▶ [What needs to be done] Lines containing the string "diagram" are to be counted; report the total by itself.

## Start Data records

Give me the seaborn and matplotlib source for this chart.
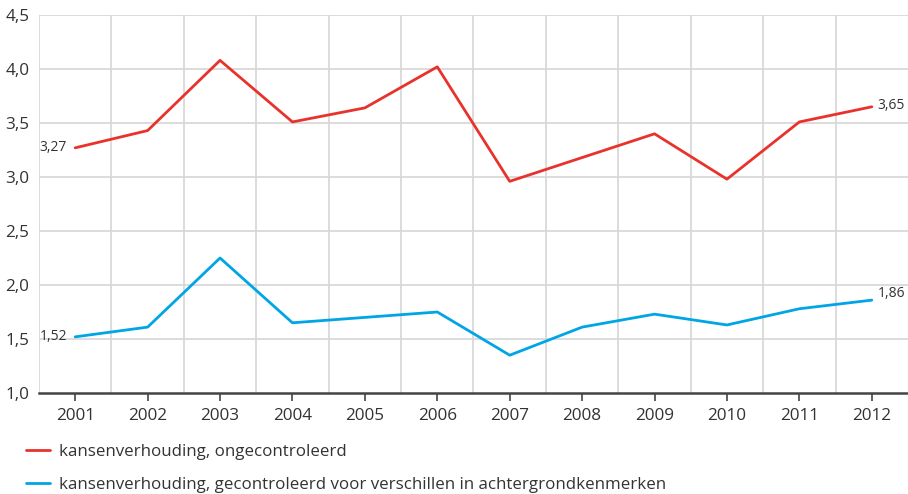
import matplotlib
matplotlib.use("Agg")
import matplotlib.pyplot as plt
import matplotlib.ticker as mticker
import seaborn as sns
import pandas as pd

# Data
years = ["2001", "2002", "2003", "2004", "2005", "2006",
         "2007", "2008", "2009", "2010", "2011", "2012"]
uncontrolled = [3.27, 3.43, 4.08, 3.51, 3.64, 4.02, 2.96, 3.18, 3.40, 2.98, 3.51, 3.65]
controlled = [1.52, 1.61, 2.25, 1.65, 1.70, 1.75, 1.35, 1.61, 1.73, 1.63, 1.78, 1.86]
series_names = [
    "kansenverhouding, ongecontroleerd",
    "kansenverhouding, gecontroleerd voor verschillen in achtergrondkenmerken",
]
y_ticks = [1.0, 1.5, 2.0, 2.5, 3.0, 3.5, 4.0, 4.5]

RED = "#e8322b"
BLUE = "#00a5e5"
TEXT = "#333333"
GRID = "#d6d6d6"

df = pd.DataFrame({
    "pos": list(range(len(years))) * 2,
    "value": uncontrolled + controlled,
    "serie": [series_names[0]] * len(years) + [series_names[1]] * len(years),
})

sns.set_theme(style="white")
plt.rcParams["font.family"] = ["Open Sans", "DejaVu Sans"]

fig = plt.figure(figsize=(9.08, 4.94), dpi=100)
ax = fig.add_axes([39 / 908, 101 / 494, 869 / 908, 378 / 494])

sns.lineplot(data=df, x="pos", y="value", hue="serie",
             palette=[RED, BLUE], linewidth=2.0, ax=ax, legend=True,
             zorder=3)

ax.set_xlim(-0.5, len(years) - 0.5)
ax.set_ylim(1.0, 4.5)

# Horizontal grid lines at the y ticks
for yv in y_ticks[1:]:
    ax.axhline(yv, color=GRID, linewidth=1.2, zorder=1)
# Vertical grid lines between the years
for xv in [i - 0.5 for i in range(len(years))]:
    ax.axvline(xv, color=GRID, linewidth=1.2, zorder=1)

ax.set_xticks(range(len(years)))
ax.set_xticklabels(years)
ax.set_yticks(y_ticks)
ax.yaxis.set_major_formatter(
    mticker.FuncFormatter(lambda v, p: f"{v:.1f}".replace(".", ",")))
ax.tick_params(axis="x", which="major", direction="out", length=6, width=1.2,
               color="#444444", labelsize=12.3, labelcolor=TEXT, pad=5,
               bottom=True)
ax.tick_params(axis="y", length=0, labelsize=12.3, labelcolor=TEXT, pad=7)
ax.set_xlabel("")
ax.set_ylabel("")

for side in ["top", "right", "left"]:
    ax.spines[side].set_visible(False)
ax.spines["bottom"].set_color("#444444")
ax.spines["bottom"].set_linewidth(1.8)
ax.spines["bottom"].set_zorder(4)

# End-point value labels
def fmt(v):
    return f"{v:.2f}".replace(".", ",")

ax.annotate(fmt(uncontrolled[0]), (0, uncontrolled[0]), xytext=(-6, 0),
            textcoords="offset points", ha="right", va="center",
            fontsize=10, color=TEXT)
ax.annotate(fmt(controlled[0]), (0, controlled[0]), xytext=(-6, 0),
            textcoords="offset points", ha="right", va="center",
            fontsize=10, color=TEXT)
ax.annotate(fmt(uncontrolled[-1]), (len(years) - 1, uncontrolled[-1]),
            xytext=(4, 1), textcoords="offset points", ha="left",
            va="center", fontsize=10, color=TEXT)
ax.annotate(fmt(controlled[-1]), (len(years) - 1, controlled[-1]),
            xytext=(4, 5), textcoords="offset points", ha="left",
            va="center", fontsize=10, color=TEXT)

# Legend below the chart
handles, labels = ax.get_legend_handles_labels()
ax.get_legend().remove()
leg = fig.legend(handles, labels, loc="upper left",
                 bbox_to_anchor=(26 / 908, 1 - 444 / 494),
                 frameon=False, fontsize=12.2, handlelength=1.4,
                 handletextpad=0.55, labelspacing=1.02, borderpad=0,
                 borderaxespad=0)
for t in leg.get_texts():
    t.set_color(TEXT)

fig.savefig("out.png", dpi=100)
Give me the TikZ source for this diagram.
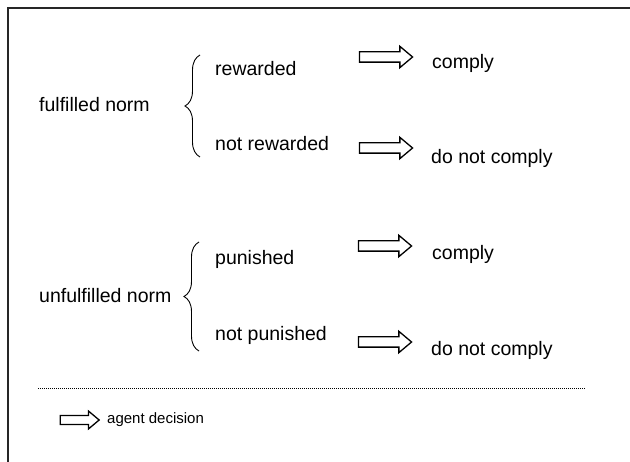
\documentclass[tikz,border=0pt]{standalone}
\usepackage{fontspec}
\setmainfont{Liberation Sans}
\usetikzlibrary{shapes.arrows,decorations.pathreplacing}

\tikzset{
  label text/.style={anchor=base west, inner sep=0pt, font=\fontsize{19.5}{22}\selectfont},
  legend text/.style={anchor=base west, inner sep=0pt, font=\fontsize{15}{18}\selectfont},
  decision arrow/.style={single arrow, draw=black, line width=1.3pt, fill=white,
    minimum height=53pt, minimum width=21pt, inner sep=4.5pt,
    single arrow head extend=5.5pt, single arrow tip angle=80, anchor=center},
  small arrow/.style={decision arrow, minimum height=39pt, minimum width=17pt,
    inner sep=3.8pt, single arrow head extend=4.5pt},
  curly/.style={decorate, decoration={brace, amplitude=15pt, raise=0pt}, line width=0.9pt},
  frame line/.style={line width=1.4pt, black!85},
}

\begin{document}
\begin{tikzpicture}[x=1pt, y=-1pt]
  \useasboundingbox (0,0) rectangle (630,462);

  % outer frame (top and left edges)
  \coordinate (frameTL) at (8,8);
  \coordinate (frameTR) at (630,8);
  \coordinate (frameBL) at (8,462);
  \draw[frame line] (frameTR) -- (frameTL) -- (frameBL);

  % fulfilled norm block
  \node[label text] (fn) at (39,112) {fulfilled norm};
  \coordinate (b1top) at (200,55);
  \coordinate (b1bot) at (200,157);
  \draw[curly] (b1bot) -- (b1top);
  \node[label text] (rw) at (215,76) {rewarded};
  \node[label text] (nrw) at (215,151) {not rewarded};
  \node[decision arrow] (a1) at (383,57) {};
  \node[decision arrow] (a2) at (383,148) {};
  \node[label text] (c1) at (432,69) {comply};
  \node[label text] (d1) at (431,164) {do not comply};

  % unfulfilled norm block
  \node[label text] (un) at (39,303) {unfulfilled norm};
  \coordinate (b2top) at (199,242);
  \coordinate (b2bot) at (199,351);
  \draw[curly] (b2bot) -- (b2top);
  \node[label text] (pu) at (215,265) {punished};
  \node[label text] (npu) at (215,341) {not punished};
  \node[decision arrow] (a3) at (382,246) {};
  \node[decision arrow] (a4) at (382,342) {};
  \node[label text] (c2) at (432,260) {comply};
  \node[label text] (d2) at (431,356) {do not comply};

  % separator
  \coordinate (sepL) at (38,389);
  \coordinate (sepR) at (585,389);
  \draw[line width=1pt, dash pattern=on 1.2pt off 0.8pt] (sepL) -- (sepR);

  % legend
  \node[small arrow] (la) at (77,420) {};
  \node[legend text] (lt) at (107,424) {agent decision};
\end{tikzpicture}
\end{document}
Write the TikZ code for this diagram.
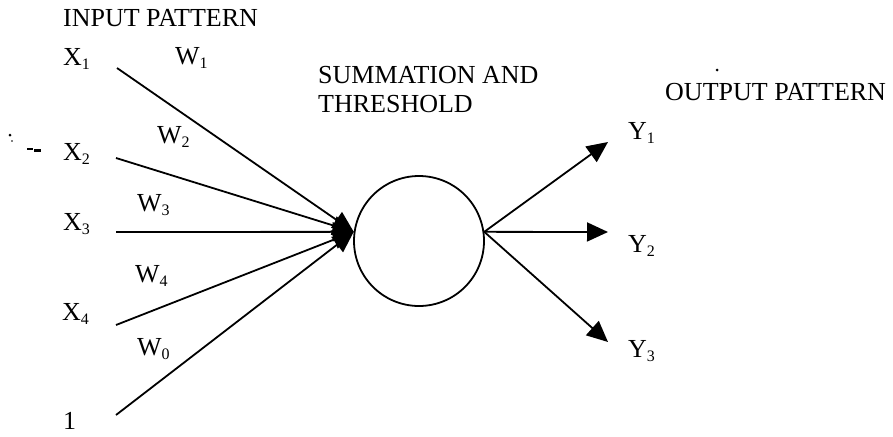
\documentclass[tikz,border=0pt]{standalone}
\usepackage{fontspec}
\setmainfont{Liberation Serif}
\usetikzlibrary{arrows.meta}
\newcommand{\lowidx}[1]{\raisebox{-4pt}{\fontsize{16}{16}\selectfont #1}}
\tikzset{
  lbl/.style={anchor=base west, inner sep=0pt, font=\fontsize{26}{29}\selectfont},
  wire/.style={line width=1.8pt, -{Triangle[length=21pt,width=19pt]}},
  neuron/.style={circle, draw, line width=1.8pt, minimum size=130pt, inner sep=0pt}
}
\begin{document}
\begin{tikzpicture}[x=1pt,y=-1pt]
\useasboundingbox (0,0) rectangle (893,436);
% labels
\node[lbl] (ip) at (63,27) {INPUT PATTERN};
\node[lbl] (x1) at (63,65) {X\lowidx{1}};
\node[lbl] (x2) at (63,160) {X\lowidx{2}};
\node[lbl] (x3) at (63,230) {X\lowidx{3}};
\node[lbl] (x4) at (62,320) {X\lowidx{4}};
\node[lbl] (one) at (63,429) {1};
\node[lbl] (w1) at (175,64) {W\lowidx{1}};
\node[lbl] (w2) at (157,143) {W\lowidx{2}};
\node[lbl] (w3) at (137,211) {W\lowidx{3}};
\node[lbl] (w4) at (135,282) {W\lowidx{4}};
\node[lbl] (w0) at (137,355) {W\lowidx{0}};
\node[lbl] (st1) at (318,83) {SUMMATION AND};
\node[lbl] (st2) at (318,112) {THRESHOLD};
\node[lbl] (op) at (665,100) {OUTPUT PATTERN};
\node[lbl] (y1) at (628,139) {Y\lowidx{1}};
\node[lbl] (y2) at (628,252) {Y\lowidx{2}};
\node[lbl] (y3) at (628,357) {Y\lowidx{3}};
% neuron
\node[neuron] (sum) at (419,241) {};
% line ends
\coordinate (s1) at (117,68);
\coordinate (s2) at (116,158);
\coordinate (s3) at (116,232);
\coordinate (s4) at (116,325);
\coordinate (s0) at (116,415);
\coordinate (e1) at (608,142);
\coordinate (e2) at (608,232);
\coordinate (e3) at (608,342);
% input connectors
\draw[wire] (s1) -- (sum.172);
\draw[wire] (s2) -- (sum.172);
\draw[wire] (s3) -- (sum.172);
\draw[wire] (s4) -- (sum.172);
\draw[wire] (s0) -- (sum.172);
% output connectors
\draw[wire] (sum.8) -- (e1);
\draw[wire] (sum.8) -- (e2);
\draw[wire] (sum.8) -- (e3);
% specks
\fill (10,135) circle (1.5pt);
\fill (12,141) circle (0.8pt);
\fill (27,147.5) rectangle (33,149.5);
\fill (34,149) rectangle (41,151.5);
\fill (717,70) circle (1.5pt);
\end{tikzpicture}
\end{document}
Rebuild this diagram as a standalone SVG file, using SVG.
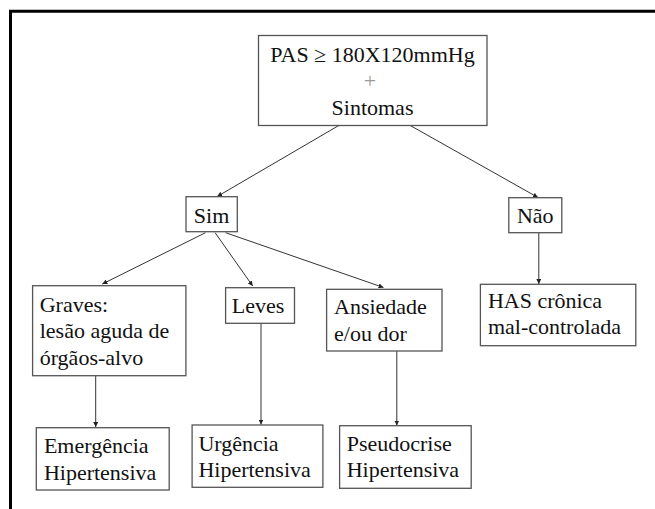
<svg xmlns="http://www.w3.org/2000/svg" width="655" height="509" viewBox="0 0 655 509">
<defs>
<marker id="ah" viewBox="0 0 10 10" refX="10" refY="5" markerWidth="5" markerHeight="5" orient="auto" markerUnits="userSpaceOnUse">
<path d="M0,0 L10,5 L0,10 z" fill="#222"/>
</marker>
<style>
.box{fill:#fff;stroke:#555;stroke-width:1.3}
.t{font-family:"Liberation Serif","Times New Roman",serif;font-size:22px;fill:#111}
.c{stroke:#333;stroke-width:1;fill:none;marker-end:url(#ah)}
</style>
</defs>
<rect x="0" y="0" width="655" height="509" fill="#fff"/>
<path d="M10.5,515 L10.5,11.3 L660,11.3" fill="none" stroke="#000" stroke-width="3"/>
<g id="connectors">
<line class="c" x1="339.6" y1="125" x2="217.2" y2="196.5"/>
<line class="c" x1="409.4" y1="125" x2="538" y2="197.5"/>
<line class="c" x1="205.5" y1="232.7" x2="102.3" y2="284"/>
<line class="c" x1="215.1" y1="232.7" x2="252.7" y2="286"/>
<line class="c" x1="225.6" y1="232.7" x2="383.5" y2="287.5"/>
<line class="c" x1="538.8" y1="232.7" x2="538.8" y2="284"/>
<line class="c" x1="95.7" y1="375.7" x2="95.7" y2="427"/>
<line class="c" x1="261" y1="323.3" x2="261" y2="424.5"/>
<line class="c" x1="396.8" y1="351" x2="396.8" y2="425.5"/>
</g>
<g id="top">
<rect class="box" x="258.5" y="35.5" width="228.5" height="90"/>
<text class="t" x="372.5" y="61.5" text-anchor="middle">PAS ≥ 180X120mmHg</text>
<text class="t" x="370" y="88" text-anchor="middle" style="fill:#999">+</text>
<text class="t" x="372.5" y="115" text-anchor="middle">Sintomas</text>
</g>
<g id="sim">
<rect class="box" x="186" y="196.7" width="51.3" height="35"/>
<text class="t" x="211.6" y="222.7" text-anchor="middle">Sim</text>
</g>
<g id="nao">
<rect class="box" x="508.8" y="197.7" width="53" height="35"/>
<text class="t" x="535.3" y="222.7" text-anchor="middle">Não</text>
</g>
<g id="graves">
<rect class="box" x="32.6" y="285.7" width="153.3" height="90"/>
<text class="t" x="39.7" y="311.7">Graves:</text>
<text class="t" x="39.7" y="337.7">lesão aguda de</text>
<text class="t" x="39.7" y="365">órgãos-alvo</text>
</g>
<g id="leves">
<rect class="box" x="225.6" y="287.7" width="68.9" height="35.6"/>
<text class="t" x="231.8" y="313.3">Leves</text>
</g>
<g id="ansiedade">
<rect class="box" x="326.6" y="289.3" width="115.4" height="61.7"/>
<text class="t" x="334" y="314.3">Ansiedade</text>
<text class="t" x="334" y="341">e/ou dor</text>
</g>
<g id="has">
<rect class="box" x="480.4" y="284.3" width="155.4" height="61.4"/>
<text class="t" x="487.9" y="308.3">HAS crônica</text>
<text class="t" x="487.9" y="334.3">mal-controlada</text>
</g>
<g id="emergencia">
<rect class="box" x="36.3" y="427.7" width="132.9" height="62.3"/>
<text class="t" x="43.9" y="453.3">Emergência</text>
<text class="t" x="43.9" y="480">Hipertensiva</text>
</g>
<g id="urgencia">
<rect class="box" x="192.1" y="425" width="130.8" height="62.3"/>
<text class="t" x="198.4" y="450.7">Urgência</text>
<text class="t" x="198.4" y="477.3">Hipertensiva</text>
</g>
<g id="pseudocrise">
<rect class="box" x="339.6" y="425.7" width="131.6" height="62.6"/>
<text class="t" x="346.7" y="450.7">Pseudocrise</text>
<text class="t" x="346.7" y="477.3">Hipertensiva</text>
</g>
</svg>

## End Data records

▶ [The answer] 3